## Given problem
Begin with the first line below and retype each line exactly through the line containing "2012, 2013, 2014];". Any pictures are to be left out.

═════ Data

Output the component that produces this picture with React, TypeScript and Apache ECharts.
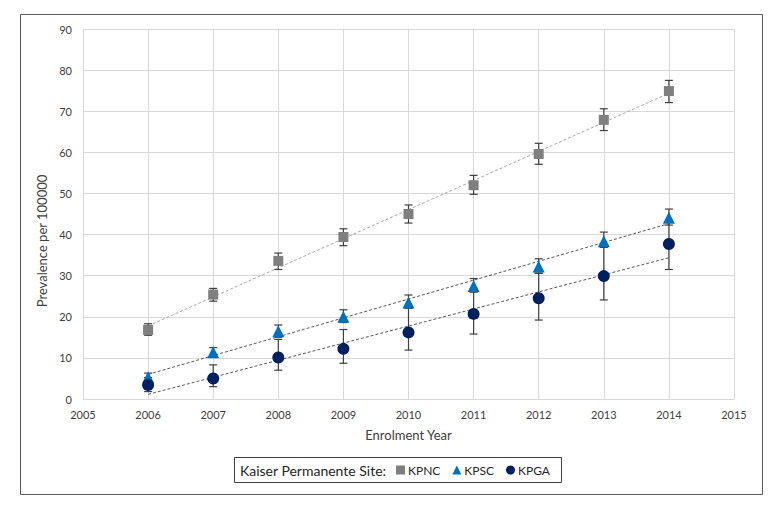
import React, { useEffect, useRef } from "react";
import * as echarts from "echarts";

const years = [2006, 2007, 2008, 2009, 2010, 2011, 2012, 2013, 2014];

const kpnc = [16.8, 25.4, 33.6, 39.4, 45.0, 52.0, 59.6, 67.9, 74.9];
const kpncLow = [15.5, 23.8, 31.5, 37.3, 42.8, 49.8, 57.1, 65.3, 72.1];
const kpncHigh = [18.3, 26.9, 35.5, 41.4, 47.2, 54.4, 62.2, 70.6, 77.5];

const kpsc = [5.3, 11.4, 16.5, 20.0, 23.5, 27.5, 32.2, 38.4, 44.1];
const kpscLow = [4.4, 10.4, 15.0, 18.6, 22.1, 26.0, 30.6, 36.9, 42.3];
const kpscHigh = [6.3, 12.5, 18.0, 21.7, 25.3, 29.3, 34.1, 40.6, 46.2];

const kpga = [3.4, 5.0, 10.1, 12.2, 16.2, 20.7, 24.5, 29.9, 37.7];
const kpgaLow = [1.8, 3.0, 7.0, 8.7, 11.9, 15.8, 19.2, 24.1, 31.5];
const kpgaHigh = [5.2, 8.3, 14.5, 16.9, 22.1, 26.1, 30.6, 36.9, 43.5];

const seriesNames = ["KPNC", "KPSC", "KPGA"];
const colors = ["#7f7f7f", "#0070c0", "#002060"];
const trendColors = ["#a6a6a6", "#595959", "#595959"];
const FONT = "Lato";

function fitLine(xs: number[], ys: number[]) {
  const n = xs.length;
  const mx = xs.reduce((a, b) => a + b, 0) / n;
  const my = ys.reduce((a, b) => a + b, 0) / n;
  let sxy = 0;
  let sxx = 0;
  for (let i = 0; i < n; i++) {
    sxy += (xs[i] - mx) * (ys[i] - my);
    sxx += (xs[i] - mx) * (xs[i] - mx);
  }
  const slope = sxy / sxx;
  const b = my - slope * mx;
  const x0 = xs[0];
  const x1 = xs[n - 1];
  return [
    [x0, b + slope * x0],
    [x1, b + slope * x1],
  ];
}

export default function App() {
  const ref = useRef<HTMLDivElement>(null);
  useEffect(() => {
    if (!ref.current) return;
    const chart = echarts.init(ref.current, null, { renderer: "svg" });

    const values = [kpnc, kpsc, kpga];
    const lows = [kpncLow, kpscLow, kpgaLow];
    const highs = [kpncHigh, kpscHigh, kpgaHigh];
    const symbols = ["rect", "triangle", "circle"];
    const symbolSizes = [10, 12, 12];

    const errSeries = values.map((_, s) => ({
      type: "custom",
      name: seriesNames[s] + " error",
      z: 2,
      silent: true,
      data: years.map((y, i) => [y, lows[s][i], highs[s][i]]),
      encode: { x: 0, y: [1, 2] },
      renderItem: (params: any, api: any) => {
        const x = api.value(0);
        const lo = api.coord([x, api.value(1)]);
        const hi = api.coord([x, api.value(2)]);
        const hw = 4;
        const st = { stroke: "#3f3f3f", lineWidth: 1.2 };
        return {
          type: "group",
          children: [
            { type: "line", shape: { x1: lo[0], y1: lo[1], x2: hi[0], y2: hi[1] }, style: st },
            { type: "line", shape: { x1: lo[0] - hw, y1: lo[1], x2: lo[0] + hw, y2: lo[1] }, style: st },
            { type: "line", shape: { x1: hi[0] - hw, y1: hi[1], x2: hi[0] + hw, y2: hi[1] }, style: st },
          ],
        };
      },
    }));

    const trendSeries = values.map((v, s) => ({
      type: "line",
      name: seriesNames[s] + " trend",
      z: 3,
      silent: true,
      symbol: "none",
      data: fitLine(years, v),
      lineStyle: { color: trendColors[s], width: 1, type: [3, 2] },
    }));

    const scatterSeries = values.map((v, s) => ({
      type: "scatter",
      name: seriesNames[s],
      z: 4,
      symbol: symbols[s],
      symbolSize: symbolSizes[s],
      itemStyle: { color: colors[s], opacity: 1 },
      data: years.map((y, i) => [y, v[i]]),
    }));

    chart.setOption({
      animation: false,
      textStyle: { fontFamily: FONT },
      grid: { left: 83, right: 50, top: 29, bottom: 121 },
      xAxis: {
        type: "value",
        min: 2005,
        max: 2015,
        interval: 1,
        name: "Enrolment Year",
        nameLocation: "middle",
        nameGap: 29,
        nameTextStyle: { fontFamily: FONT, fontSize: 13, color: "#404040" },
        axisLine: { show: true, lineStyle: { color: "#d9d9d9", width: 1 } },
        axisTick: { show: false },
        axisLabel: {
          fontFamily: FONT,
          fontSize: 11,
          color: "#404040",
          margin: 10,
          formatter: (v: number) => String(v),
        },
        splitLine: { show: true, lineStyle: { color: "#d9d9d9", width: 1 } },
      },
      yAxis: {
        type: "value",
        min: 0,
        max: 90,
        interval: 10,
        axisLine: { show: false },
        axisTick: { show: false },
        axisLabel: { fontFamily: FONT, fontSize: 11, color: "#404040", margin: 11 },
        splitLine: { show: true, lineStyle: { color: "#d9d9d9", width: 1 } },
      },
      legend: {
        data: [
          { name: "KPNC", icon: "rect" },
          { name: "KPSC", icon: "triangle" },
          { name: "KPGA", icon: "circle" },
        ],
        left: 396,
        top: 464,
        itemWidth: 9,
        itemHeight: 9,
        itemGap: 12,
        padding: 0,
        selectedMode: false,
        textStyle: { fontFamily: FONT, fontSize: 12, color: "#262626", padding: [0, 0, 0, -2] },
      },
      graphic: [
        {
          type: "rect",
          shape: { x: 20.5, y: 14.5, width: 742, height: 480 },
          style: { fill: "none", stroke: "#595959", lineWidth: 1 },
          silent: true,
          z: 0,
        },
        {
          type: "rect",
          shape: { x: 234.5, y: 457.5, width: 327, height: 25 },
          style: { fill: "#ffffff", stroke: "#404040", lineWidth: 1 },
          silent: true,
          z: 0,
        },
        {
          type: "text",
          x: 240,
          y: 470,
          style: {
            text: "Kaiser Permanente Site:",
            fontFamily: FONT,
            fontSize: 14,
            fill: "#262626",
            textAlign: "left",
            textVerticalAlign: "middle",
          },
          silent: true,
          z: 1,
        },
        {
          type: "text",
          x: 42,
          y: 241,
          rotation: Math.PI / 2,
          style: {
            text: "Prevalence per 100000",
            fontFamily: FONT,
            fontSize: 13,
            fill: "#404040",
            textAlign: "center",
            textVerticalAlign: "middle",
          },
          silent: true,
          z: 1,
        },
      ],
      series: [...errSeries, ...trendSeries, ...scatterSeries],
    });

    return () => chart.dispose();
  }, []);

  return (
    <div
      ref={ref}
      style={{ position: "fixed", left: 0, top: 0, width: 784, height: 520, background: "#ffffff" }}
    />
  );
}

══════════

## Answer to the exercise
Output the component that produces this picture with React, TypeScript and Apache ECharts.
import React, { useEffect, useRef } from "react";
import * as echarts from "echarts";

const years = [2006, 2007, 2008, 2009, 2010, 2011, 2012, 2013, 2014];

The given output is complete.